* _TASK TO CARRY OUT_: Nothing but the lines from the top of the data to the line holding "plt.rcParams['font.family'] = ['Liberation" should be printed, word for word and both ends included; leave the pictures out.

══════════════════════════════

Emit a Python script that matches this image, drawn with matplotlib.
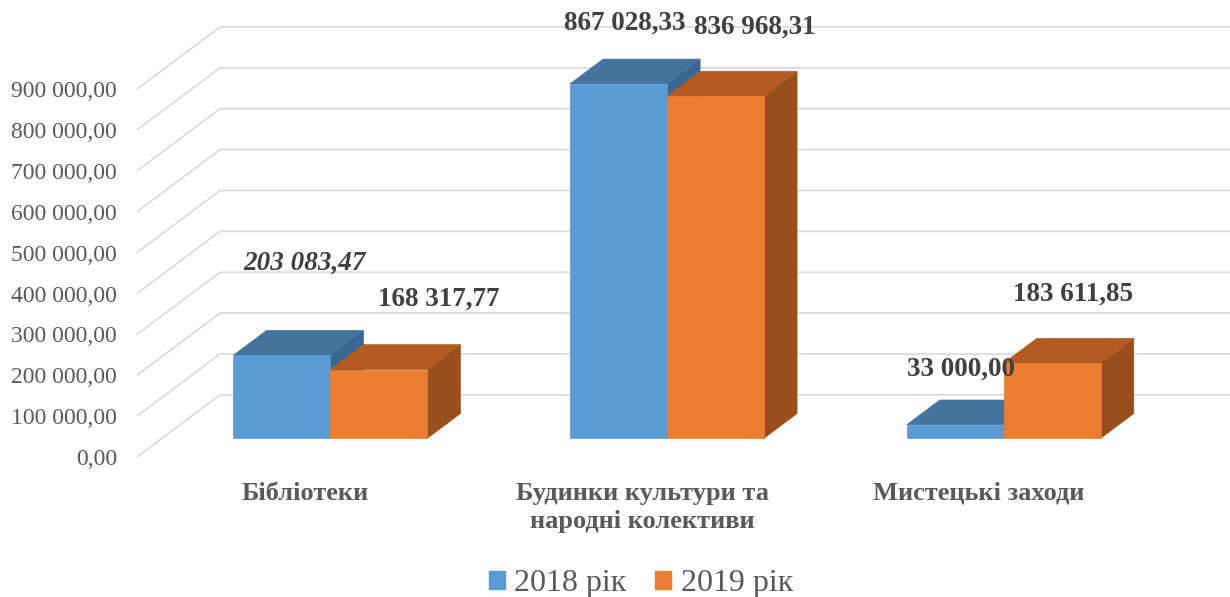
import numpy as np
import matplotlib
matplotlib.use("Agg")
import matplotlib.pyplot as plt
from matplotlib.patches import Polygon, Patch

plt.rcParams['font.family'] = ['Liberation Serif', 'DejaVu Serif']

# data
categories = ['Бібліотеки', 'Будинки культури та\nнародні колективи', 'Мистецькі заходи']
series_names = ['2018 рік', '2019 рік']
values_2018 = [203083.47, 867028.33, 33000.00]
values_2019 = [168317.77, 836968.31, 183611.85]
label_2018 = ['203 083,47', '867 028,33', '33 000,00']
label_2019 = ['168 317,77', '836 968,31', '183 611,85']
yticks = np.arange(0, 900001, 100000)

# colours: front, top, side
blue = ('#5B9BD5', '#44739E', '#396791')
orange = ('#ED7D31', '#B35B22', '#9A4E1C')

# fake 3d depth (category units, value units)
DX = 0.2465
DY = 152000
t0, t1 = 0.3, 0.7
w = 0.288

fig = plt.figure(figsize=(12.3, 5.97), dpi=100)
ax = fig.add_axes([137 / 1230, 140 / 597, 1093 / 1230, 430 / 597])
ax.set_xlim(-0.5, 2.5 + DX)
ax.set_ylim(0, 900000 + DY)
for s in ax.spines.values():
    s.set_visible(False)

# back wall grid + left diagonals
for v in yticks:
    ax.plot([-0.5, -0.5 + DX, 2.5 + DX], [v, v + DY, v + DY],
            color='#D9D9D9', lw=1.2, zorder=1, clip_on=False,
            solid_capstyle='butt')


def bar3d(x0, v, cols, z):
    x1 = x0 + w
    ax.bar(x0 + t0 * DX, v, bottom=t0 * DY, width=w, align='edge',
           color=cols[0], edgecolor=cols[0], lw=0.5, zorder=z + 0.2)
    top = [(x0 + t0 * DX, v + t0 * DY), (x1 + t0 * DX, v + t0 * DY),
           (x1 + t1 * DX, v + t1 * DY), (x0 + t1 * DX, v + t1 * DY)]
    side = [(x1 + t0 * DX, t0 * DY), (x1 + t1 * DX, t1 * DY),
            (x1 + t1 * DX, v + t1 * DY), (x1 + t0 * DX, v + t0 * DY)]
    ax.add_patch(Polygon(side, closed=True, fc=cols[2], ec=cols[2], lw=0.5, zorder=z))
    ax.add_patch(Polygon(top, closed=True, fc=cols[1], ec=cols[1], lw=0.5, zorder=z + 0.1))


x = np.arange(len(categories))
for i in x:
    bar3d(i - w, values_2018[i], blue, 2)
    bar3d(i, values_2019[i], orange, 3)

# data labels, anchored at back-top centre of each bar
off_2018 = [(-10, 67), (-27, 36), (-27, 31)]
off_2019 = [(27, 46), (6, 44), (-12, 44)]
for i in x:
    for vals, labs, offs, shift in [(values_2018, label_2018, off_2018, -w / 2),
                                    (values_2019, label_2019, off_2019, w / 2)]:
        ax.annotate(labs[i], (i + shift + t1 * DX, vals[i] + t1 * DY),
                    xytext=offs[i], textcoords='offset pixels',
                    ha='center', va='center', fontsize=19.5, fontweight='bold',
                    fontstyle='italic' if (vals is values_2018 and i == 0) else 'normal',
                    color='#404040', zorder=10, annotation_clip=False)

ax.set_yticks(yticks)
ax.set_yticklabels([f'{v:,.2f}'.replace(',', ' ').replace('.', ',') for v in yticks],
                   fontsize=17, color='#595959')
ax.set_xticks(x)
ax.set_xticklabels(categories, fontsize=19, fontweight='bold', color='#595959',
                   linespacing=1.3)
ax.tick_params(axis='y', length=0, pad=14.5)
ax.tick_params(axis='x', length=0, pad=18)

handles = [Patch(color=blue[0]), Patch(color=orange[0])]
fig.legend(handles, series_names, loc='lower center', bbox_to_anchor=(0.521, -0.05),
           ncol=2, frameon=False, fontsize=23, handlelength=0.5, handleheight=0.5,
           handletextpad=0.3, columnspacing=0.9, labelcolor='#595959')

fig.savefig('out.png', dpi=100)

══════════════════════════════

* _EXERCISE ANSWER_:
Emit a Python script that matches this image, drawn with matplotlib.
import numpy as np
import matplotlib
matplotlib.use("Agg")
import matplotlib.pyplot as plt
from matplotlib.patches import Polygon, Patch

plt.rcParams['font.family'] = ['Liberation Serif', 'DejaVu Serif']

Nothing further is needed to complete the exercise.